Seems like there are five main categories. One is the names like you mentioned. One is people who quote hate speech in order to expose / rebut it. One is shirtless photos of trans men! 🙂 One is people trying to reclaim normally offensive slang. One is people "attracting controversy."
Here's one case: https://www.washingtonblade.com/2020/10/30/transgender-activist-once-again-banned-from-facebook-page/
I'm not suggesting any of this is due to anti-trans animus on the part of the social media companies. But then, I also don't think they have anti-conservative animus. So you know, feel free to perceive whatever animus helps you out with your victimization narrative. I'm sure the LGBTQ community does perceive anti-trans animus here, in fact a good number of the articles are about that.
Let's go through these.
1)One is the names like you mentioned - already discussed
2)One is people who quote hate speech in order to expose / rebut it.
One of the examples I saw fit that. The tl;dr was that X posted something along the lines of 'look at the racist hate email I got' (not clear if this is a race or trans thing). Facebook banned him. He appealed saying 'I only posted what I received'. Facebook reinstated him, circa 12 hours elapsed. My take is that facebook bans posts based on certain language, and that the first algorithmic pass on a ban doesn't care whether the unacceptable language posted is originated by the poster, or that the unacceptable language is merely in a quote.
If you find this objectionable, what would you like facebook to do instead?
3)One is shirtless photos of trans men!
I'm guessing here ... facebook allows pics of shirtless XY's, but not XX's? Do the shirtless trans men perhaps have chests that might visually appear to be shirtless women, with or without mastectomies?
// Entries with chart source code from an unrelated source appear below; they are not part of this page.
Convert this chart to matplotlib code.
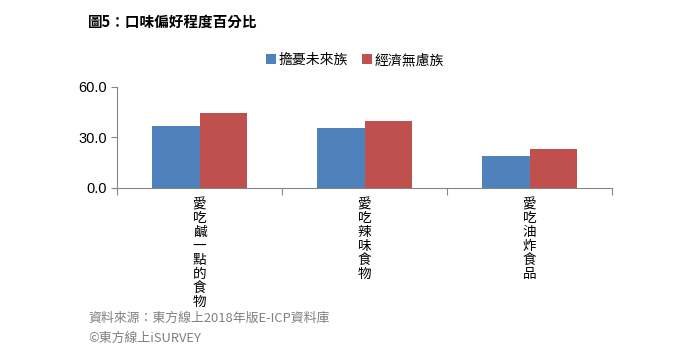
import matplotlib
matplotlib.use("Agg")
import matplotlib.pyplot as plt
import numpy as np

plt.rcParams['font.family'] = ['Noto Sans CJK TC', 'DejaVu Sans']

categories = ['愛吃鹹一點的食物', '愛吃辣味食物', '愛吃油炸食品']
series_names = ['擔憂未來族', '經濟無慮族']
worried = [36.7, 35.5, 19.0]
carefree = [44.3, 39.7, 22.8]
yticks = [0.0, 30.0, 60.0]

colors = ['#4F81BD', '#C0504D']
axis_col = '#868686'

fig = plt.figure(figsize=(7.0, 3.58), dpi=100)
ax = fig.add_axes([117 / 700, 1 - 187.5 / 358, (612 - 117) / 700, 100.5 / 358])

x = np.arange(len(categories))
w = 0.285
ax.bar(x - w / 2, worried, w, color=colors[0], label=series_names[0])
ax.bar(x + w / 2, carefree, w, color=colors[1], label=series_names[1])

ax.set_xlim(-0.5, len(categories) - 0.5)
ax.set_ylim(0, 60)
ax.set_yticks(yticks)
ax.set_yticklabels([f'{v:.1f}' for v in yticks], fontsize=10.5,
                   family=['Liberation Sans Narrow', 'Liberation Sans', 'DejaVu Sans'])

for s in ['top', 'right']:
    ax.spines[s].set_visible(False)
for s in ['left', 'bottom']:
    ax.spines[s].set_color(axis_col)
    ax.spines[s].set_linewidth(0.8)
ax.tick_params(axis='y', length=4, color=axis_col, width=0.8, pad=3)

# category separators as ticks on the x axis
ax.set_xticks(np.arange(len(categories) + 1) - 0.5)
ax.set_xticklabels([])
ax.tick_params(axis='x', length=5, color=axis_col, width=0.8, direction='out')

# vertical (stacked) category labels
for i, c in enumerate(categories):
    ax.annotate('\n'.join(c), xy=(x[i], 0), xycoords='data',
                xytext=(0, -7), textcoords='offset points',
                ha='center', va='top', fontsize=9.8, linespacing=1.0,
                color='#000000')

fig.text(88 / 700, 1 - 22 / 358, '圖5：口味偏好程度百分比', fontsize=10.5,
         fontweight='bold', ha='left', va='center')

fig.legend(loc='center', bbox_to_anchor=(355 / 700, 1 - 60 / 358), ncol=2,
           frameon=False, fontsize=10, handlelength=0.7, handleheight=0.7,
           handletextpad=0.2, columnspacing=1.0)

fig.text(88 / 700, 1 - 318 / 358, '資料來源：東方線上2018年版E-ICP資料庫', fontsize=9.3,
         color='#808080', ha='left', va='center')
fig.text(88 / 700, 1 - 338 / 358, '©東方線上iSURVEY', fontsize=9.3,
         color='#808080', ha='left', va='center')

fig.savefig('out.png', dpi=100)
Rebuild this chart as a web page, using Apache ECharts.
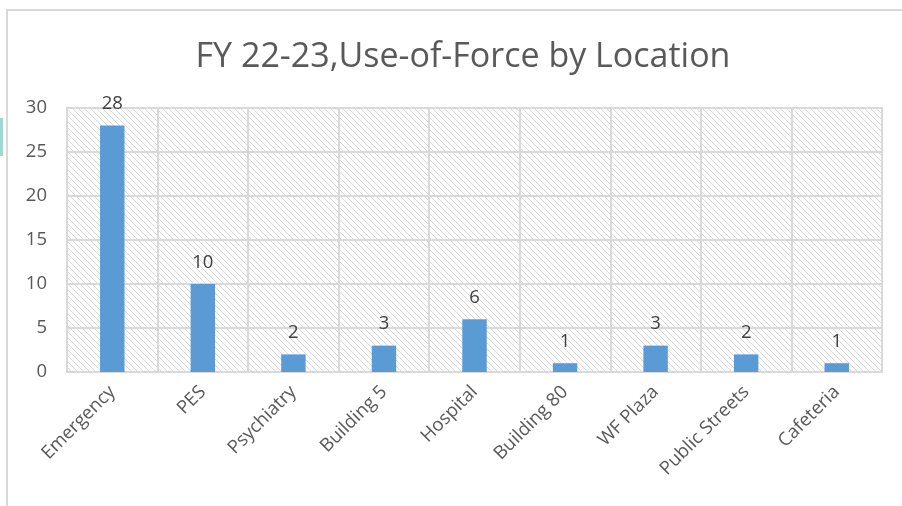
<!DOCTYPE html>
<html>
<head>
<meta charset="utf-8">
<script src="https://cdn.jsdelivr.net/npm/echarts@6/dist/echarts.min.js"></script>
<style>html,body{margin:0;padding:0;background:#fff;}#c{width:902px;height:506px;}</style>
</head>
<body>
<div id="c"></div>
<script>
const categories = ['Emergency','PES','Psychiatry','Building 5','Hospital','Building 80','WF Plaza','Public Streets','Cafeteria'];
const values = [28,10,2,3,6,1,3,2,1];
const yTicks = [0,5,10,15,20,25,30];

// hatch pattern
const pc = document.createElement('canvas');
pc.width = 6; pc.height = 6;
const px = pc.getContext('2d');
px.fillStyle = '#ffffff'; px.fillRect(0,0,6,6);
px.strokeStyle = '#d8d8d8'; px.lineWidth = 1;
px.beginPath();
px.moveTo(-1,-1); px.lineTo(7,7);
px.moveTo(-1,5); px.lineTo(1,7);
px.moveTo(5,-1); px.lineTo(7,1);
px.stroke();

const chart = echarts.init(document.getElementById('c'), null, {renderer:'canvas'});
const font = '"Open Sans", sans-serif';
chart.setOption({
  animation:false,
  backgroundColor:'#ffffff',
  title:{text:'FY 22-23,Use-of-Force by Location', left:458, textAlign:'center', top:35,
    textStyle:{fontFamily:font, fontSize:34, fontWeight:'normal', color:'#595959'}},
  graphic:[
    {type:'rect', shape:{x:7,y:10,width:1000,height:600}, style:{fill:'none', stroke:'#d9d9d9', lineWidth:2}, silent:true},
    {type:'rect', shape:{x:0,y:118,width:3,height:38}, style:{fill:'#9fd8d3'}, silent:true}
  ],
  grid:{left:67, right:20, top:108, bottom:134, show:true, backgroundColor:{image:pc, repeat:'repeat'}, borderColor:'#d9d9d9', borderWidth:2},
  xAxis:{type:'category', data:categories,
    axisLine:{show:true, lineStyle:{color:'#d9d9d9', width:2}},
    axisTick:{show:false},
    splitLine:{show:true, lineStyle:{color:'#d9d9d9', width:2}},
    axisLabel:{interval:0, rotate:45, margin:17, fontFamily:font, fontSize:18.5, color:'#595959'}},
  yAxis:{type:'value', min:0, max:30, interval:5,
    axisLine:{show:false}, axisTick:{show:false},
    splitLine:{lineStyle:{color:'#d9d9d9', width:2}},
    axisLabel:{margin:20, fontFamily:font, fontSize:18.5, color:'#595959',
      formatter:v=>yTicks.includes(v)?String(v):''}},
  series:[{type:'bar', data:values, barWidth:'27%',
    itemStyle:{color:'#5b9bd5'},
    label:{show:true, position:'top', distance:12, fontFamily:font, fontSize:18.5, color:'#404040'}}]
});
</script>
</body>
</html>
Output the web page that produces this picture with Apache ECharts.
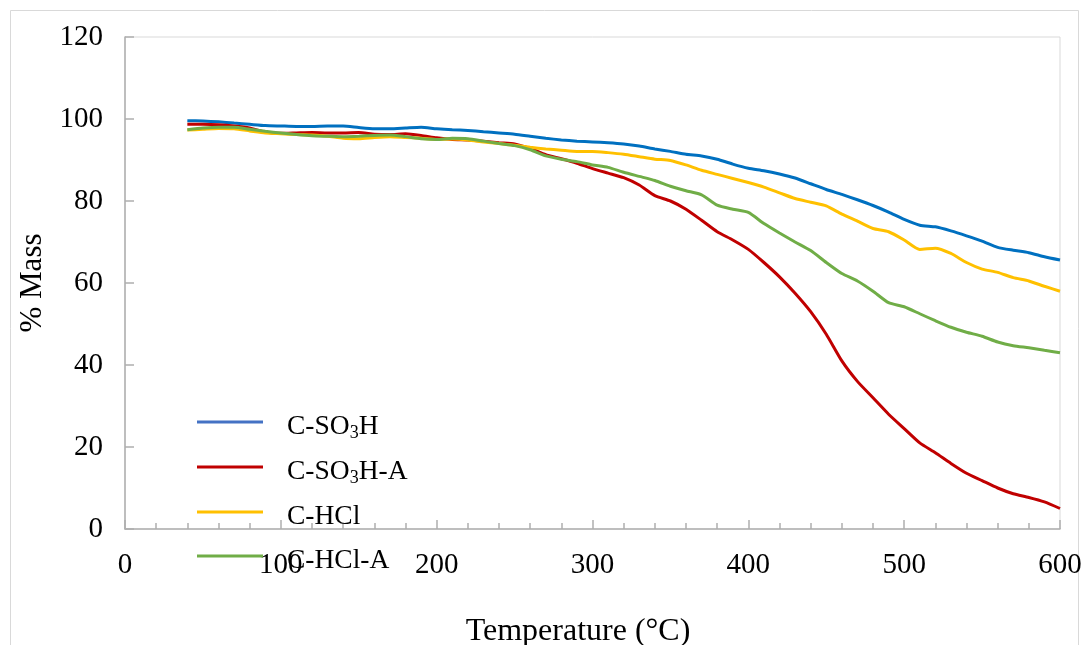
<!DOCTYPE html>
<html>
<head>
<meta charset="utf-8">
<script src="https://cdn.jsdelivr.net/npm/echarts@6/dist/echarts.min.js"></script>
<style>
  html, body { margin: 0; padding: 0; background: #fff; }
  #main { width: 1086px; height: 645px; }
</style>
</head>
<body>
<div id="main"></div>
<script>
// temperature grid (°C)
const temps = [40, 50, 60, 70, 80, 90, 100, 110, 120, 130, 140, 150, 160, 170, 180, 190, 200,
  210, 220, 230, 240, 250, 260, 270, 280, 290, 300, 310, 320, 330, 340, 350, 360, 370, 380, 390,
  400, 410, 420, 430, 440, 450, 460, 470, 480, 490, 500, 510, 520, 530, 540, 550, 560, 570, 580,
  590, 600];

// % mass per sample
const cSO3H = [99.6, 99.5, 99.3, 99.0, 98.7, 98.4, 98.3, 98.2, 98.2, 98.3, 98.3, 97.9, 97.6, 97.6,
  97.8, 98.0, 97.6, 97.4, 97.2, 96.9, 96.6, 96.3, 95.8, 95.3, 94.9, 94.6, 94.4, 94.2, 93.9, 93.4,
  92.7, 92.1, 91.4, 91.0, 90.2, 89.0, 88.0, 87.4, 86.6, 85.6, 84.2, 82.8, 81.6, 80.3, 78.9, 77.3,
  75.5, 74.1, 73.7, 72.7, 71.5, 70.2, 68.7, 68.0, 67.4, 66.4, 65.6];
const cSO3HA = [98.7, 98.7, 98.6, 98.3, 97.8, 96.8, 96.5, 96.6, 96.7, 96.6, 96.6, 96.7, 96.3, 96.2,
  96.4, 96.0, 95.4, 95.0, 94.9, 94.6, 94.2, 93.9, 92.8, 91.3, 90.3, 89.2, 87.9, 86.8, 85.7, 83.9,
  81.3, 80.0, 78.0, 75.3, 72.5, 70.5, 68.2, 65.0, 61.5, 57.5, 53.0, 47.5, 41.0, 36.0, 32.0, 28.0,
  24.5, 21.0, 18.6, 16.0, 13.6, 11.8, 10.0, 8.6, 7.7, 6.6, 5.0];
const cHCl = [97.3, 97.5, 97.7, 97.6, 97.1, 96.6, 96.4, 96.2, 96.1, 95.8, 95.3, 95.2, 95.5, 95.7,
  95.5, 95.3, 95.0, 95.1, 94.9, 94.4, 94.0, 93.6, 93.1, 92.7, 92.4, 92.1, 92.1, 91.8, 91.4, 90.8,
  90.2, 89.9, 88.8, 87.5, 86.5, 85.5, 84.5, 83.4, 82.0, 80.6, 79.7, 78.8, 76.8, 75.1, 73.3, 72.5,
  70.5, 68.2, 68.5, 67.2, 65.0, 63.4, 62.6, 61.3, 60.5, 59.2, 58.0];
const cHClA = [97.4, 97.8, 98.0, 98.0, 97.5, 97.0, 96.6, 96.2, 95.9, 95.8, 95.7, 95.8, 96.0, 96.1,
  95.7, 95.2, 95.0, 95.3, 95.2, 94.6, 94.0, 93.5, 92.5, 91.0, 90.2, 89.6, 88.8, 88.2, 87.0, 86.0,
  85.0, 83.6, 82.5, 81.5, 79.0, 78.0, 77.2, 74.5, 72.2, 70.0, 67.9, 65.0, 62.3, 60.5, 58.0, 55.2,
  54.2, 52.5, 50.8, 49.2, 48.0, 47.0, 45.6, 44.7, 44.2, 43.6, 43.0];

const seriesNames = ['C-SO3H', 'C-SO3H-A', 'C-HCl', 'C-HCl-A'];
const seriesData = [cSO3H, cSO3HA, cHCl, cHClA];
const colors = ['#0070C0', '#C00000', '#FFC000', '#70AD47'];

const font = '"Liberation Serif", "Times New Roman", serif';

let myChart = echarts.init(document.getElementById('main'));

let series = seriesNames.map((name, i) => ({
  name: name,
  type: 'line',
  data: temps.map((t, j) => [t, seriesData[i][j]]),
  showSymbol: false,
  symbol: 'none',
  smooth: 0.2,
  lineStyle: { color: colors[i], width: 3 },
  itemStyle: { color: colors[i] }
}));

let axisCommon = {
  axisLine: { show: true, lineStyle: { color: '#AFAFAF', width: 1.5 } },
  axisTick: { show: true, inside: true, length: 9, lineStyle: { color: '#AFAFAF', width: 1.5 } },
  splitLine: { show: false },
  axisLabel: { color: '#000', fontFamily: font, fontSize: 29, margin: 22 }
};

let option = {
  animation: false,
  backgroundColor: '#fff',
  graphic: [{
    type: 'rect',
    shape: { x: 10.5, y: 10.5, width: 1068, height: 700 },
    style: { fill: 'none', stroke: '#D9D9D9', lineWidth: 1 },
    silent: true
  }],
  grid: {
    left: 125, top: 37, right: 26, bottom: 116,
    show: true, borderColor: '#D9D9D9', borderWidth: 1,
    outerBoundsMode: 'none'
  },
  xAxis: {
    ...axisCommon,
    type: 'value',
    min: 0, max: 600, interval: 100,
    minorTick: { show: true, splitNumber: 5, length: 6, lineStyle: { color: '#AFAFAF', width: 1.5 } },
    name: 'Temperature (°C)',
    nameLocation: 'middle',
    nameGap: 87,
    nameTextStyle: { color: '#000', fontFamily: font, fontSize: 32, padding: [0, 29, 0, 0] }
  },
  yAxis: {
    ...axisCommon,
    type: 'value',
    min: 0, max: 120, interval: 20,
    name: '% Mass',
    nameLocation: 'middle',
    nameRotate: 90,
    nameGap: 74,
    nameTextStyle: { color: '#000', fontFamily: font, fontSize: 31 }
  },
  legend: {
    orient: 'vertical',
    left: 192,
    top: 408,
    itemWidth: 66,
    itemHeight: 3,
    itemGap: 16,
    data: seriesNames.map((n, i) => ({
      name: n,
      icon: 'rect',
      itemStyle: { color: i === 0 ? '#4472C4' : colors[i] }
    })),
    formatter: (name) => name.replace('SO3H', 'SO{sub|3}H'),
    textStyle: {
      color: '#000', fontFamily: font, fontSize: 27.5,
      padding: [10, 0, 0, 19],
      rich: {
        sub: { fontFamily: font, fontSize: 18, padding: [12, 0, 0, 0] }
      }
    }
  },
  series: series
};

myChart.setOption(option);
</script>
</body>
</html>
Assuming, arguendo, that banning bare chested women on nudity grounds is wise, what would you have facebook do instead?
4)One is people trying to reclaim normally offensive slang.
I'm not sure what we are talking about here. Could you provide an example?
5)One is people "attracting controversy."
I'm confused again ... example?
I'm still trying to find good examples of pro-trans viewpoints being censored, aside from the incidental cases of 'no one can use the word XXX' or 'no one can post photos of naked XX chests' or 'everyone must supply a legal name'. Is there anything along the lines of a viewpoint like 'trans women are real women' being censored?
Here's an example: https://www-wired-com.cdn.ampproject.org/v/s/www.wired.com/story/facebooks-hate-speech-policies-censor-marginalized-users/amp?amp_gsa=1&_js_v=a9&usqp=mq331AQKKAFQArABIIACAw%3D%3D
I think this category (#4) is the most similar to the case in the original post, where the choice of words is what triggers the block filter, not the sentiment.
Oh in response to your other questions, I don't find any of this particularly objectionable. It's mostly just due to the state of the art, which isn't very advanced yet... but seems to be slowly improving.
The Facebook response says: "No one else can see your post."
Highly ironic, because by censoring her post, countless more people have now seen it than would have otherwise.
That's certainly possible.
This highlights the fact that censoring "mainstream" opinions can actually be less dangerous to free speech and the free exchange of ideas, than censoring more dissenting voices or just slightly outside of the mainstream speakers. Nonmainstream speakers may be disseminating nonmainstream opinions, or just purely factual information and news that gets censored and does not get reported or discussed in mainstream discourse.
Whereas anything that is "mainstream" is by definition already widely known and freely available.
Yet many learned comments here seem to assume and imply "yes yes they must not censor mainstream opinions. Any nonmainstream opinions, or even facts for that matter, are of course fair game." Must be good to be the gatekeepers who decide what is mainstream.
I'm not remotely convinced that Facebook should be "regulated like a public utility" as some say, but it's interesting to consider the analogies and comparisons being made.
One of the main reasons given for the idea that, say, your ISP doesn't have a First Amendment right to decide what content they carry, is that they use "public" rights of way. But practically speaking, Facebook also uses and depends on those same rights of way and the communication lines in them, even if they don't "own" the physical lines. Social media is a huge percentage of internet traffic. Moreover social media companies have been granted the rights to unfettered use of those lines by the government, at least in some places and degrees such as by net neutrality rules. Speaking of special governmental benefits, Section 230 could also be seen as that, although I don't think that's right except maybe at the margins.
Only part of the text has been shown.